Die Zukunft der MOF-Forschung sieht vielfältig aus: verbesserte Stabilität, hybride Materialien, maßgeschneiderte Katalysatorsysteme, großskalige CO2-Abscheidungslösungen und neuartige Energiespeicher. Materialien-by-design, unterstützt durch KI, sowie Pilotanlagen zur Demonstration technischer Reife werden den nächsten Schritt markieren. Der Nobelpreis wirkt hier als Katalysator: Er erhöht die Sichtbarkeit, fördert Investitionen und beschleunigt die Translation von Grundlagenforschung in Technologien.

Stellen Sie sich vor, Mikrogeräte in trockenen Regionen, die Morgentau in Trinkwasser verwandeln, oder kompakte Tanks in Fahrzeugen, die Wasserstoff sicher und dicht speichern — MOFs sind eine Schlüsseltechnologie, die solche Szenarien realistischer macht.

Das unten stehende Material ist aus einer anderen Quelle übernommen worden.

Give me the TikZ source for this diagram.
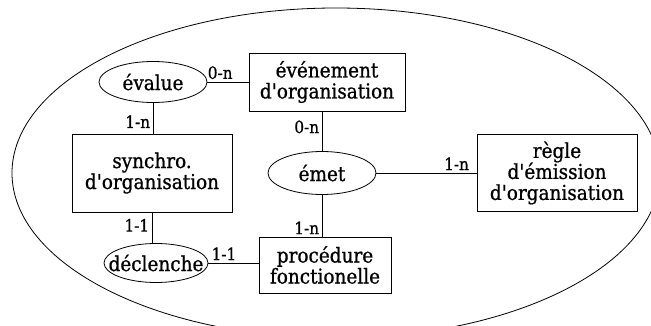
\documentclass[tikz,border=0pt]{standalone}
\usepackage{fontspec}
\setmainfont{DejaVu Serif Condensed}[Ligatures=TeXOff, FakeBold=0.8]
\usetikzlibrary{shapes.geometric}

\begin{document}
\begin{tikzpicture}[
  x=1pt, y=1pt,
  entite/.style={draw, line width=0.8pt, align=center, inner sep=0pt,
                 font=\fontsize{20.5}{21}\selectfont},
  assoc/.style={draw, ellipse, line width=0.8pt, inner sep=0pt,
                minimum width=108pt, minimum height=41pt,
                font=\fontsize{20.5}{21}\selectfont},
  lien/.style={line width=0.8pt},
  card/.style={font=\fontsize{17}{18}\selectfont, inner sep=2.5pt},
]
\useasboundingbox (0,0) rectangle (651,325);

% Domaine
\draw[line width=0.8pt] (336,152) ellipse [x radius=324, y radius=165];

% Entités
\node[entite, minimum width=156pt, minimum height=58pt] (evt)   at (327,243) {événement\\d'organisation};
\node[entite, minimum width=160pt, minimum height=78pt] (sync)  at (152,152) {synchro.\\d'organisation};
\node[entite, minimum width=160pt, minimum height=77pt] (regle) at (557,152) {règle\\d'émission\\d'organisation};
\node[entite, minimum width=132pt, minimum height=56pt] (proc)  at (325,60)  {procédure\\fonctionelle};

% Associations
\node[assoc] (eval) at (153,243) {évalue};
\node[assoc, minimum height=43pt] (emet) at (322,152) {émet};
\node[assoc, minimum width=104pt, minimum height=39pt, inner xsep=-12pt] (decl) at (156,62) {déclenche};

% Liens
\draw[lien] (eval) -- node[card, above, pos=0.31] {0-n} (evt);
\draw[lien] (eval) -- node[card, left, pos=0.61] {1-n} (eval |- sync.north);
\draw[lien] (emet |- evt.south) -- node[card, left, pos=0.39] {0-n} (emet);
\draw[lien] (emet) -- node[card, above, pos=0.8] {1-n} (regle);
\draw[lien] (emet) -- node[card, left, pos=0.79] {1-n} (emet |- proc.north);
\draw[lien] (sync) -- node[card, left, pos=0.42] {1-1} (sync |- decl.north);
\draw[lien] (decl) -- node[card, above, pos=0.31] {1-1} (decl -| proc.west);

\end{tikzpicture}
\end{document}
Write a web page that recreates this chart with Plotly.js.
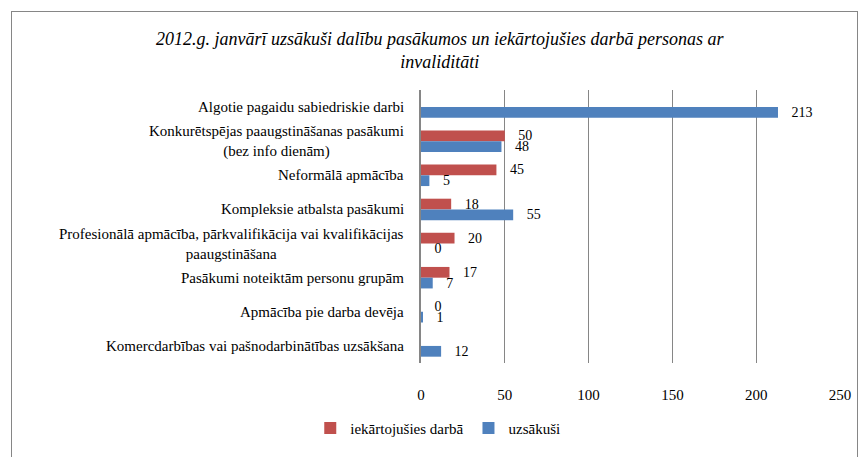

Die Auszeichnung von Kitagawa, Robson und Yaghi ehrt nicht nur drei Persönlichkeiten, sondern ein Jahrzehntelanges, weltweites Forschungsfeld, das Wissenschaft, Technik und Anwendung eng verknüpft. Ihre Arbeit hat eine neue chemische Denkweise etabliert: Nicht nur die Zusammensetzung, sondern die räumliche Architektur auf molekularer Ebene entscheidet über Funktion.

In den kommenden Jahren werden wir wahrscheinlich eine zunehmende Anzahl marktreifer MOF-basierter Produkte sehen, begleitet von präziseren Nachhaltigkeitsbewertungen und industriellen Lieferketten. Die Herausforderung ist groß, doch die Werkzeuge und das Know-how wachsen stetig — und mit ihnen die Chancen, MOFs sinnvoll in nachhaltige Technologien zu integrieren.

Ob CO2-Abscheidung, Wassergewinnung, Katalyse oder Energiespeicherung: Metall-organische Gerüstverbindungen sind ein Beispiel dafür, wie grundlegende chemische Entdeckungen langfristig reale Probleme adressieren können. Der Nobelpreis 2025 markiert einen Meilenstein in dieser Geschichte — und er ist zugleich ein Startpunkt für neue, interdisziplinäre Entwicklungen.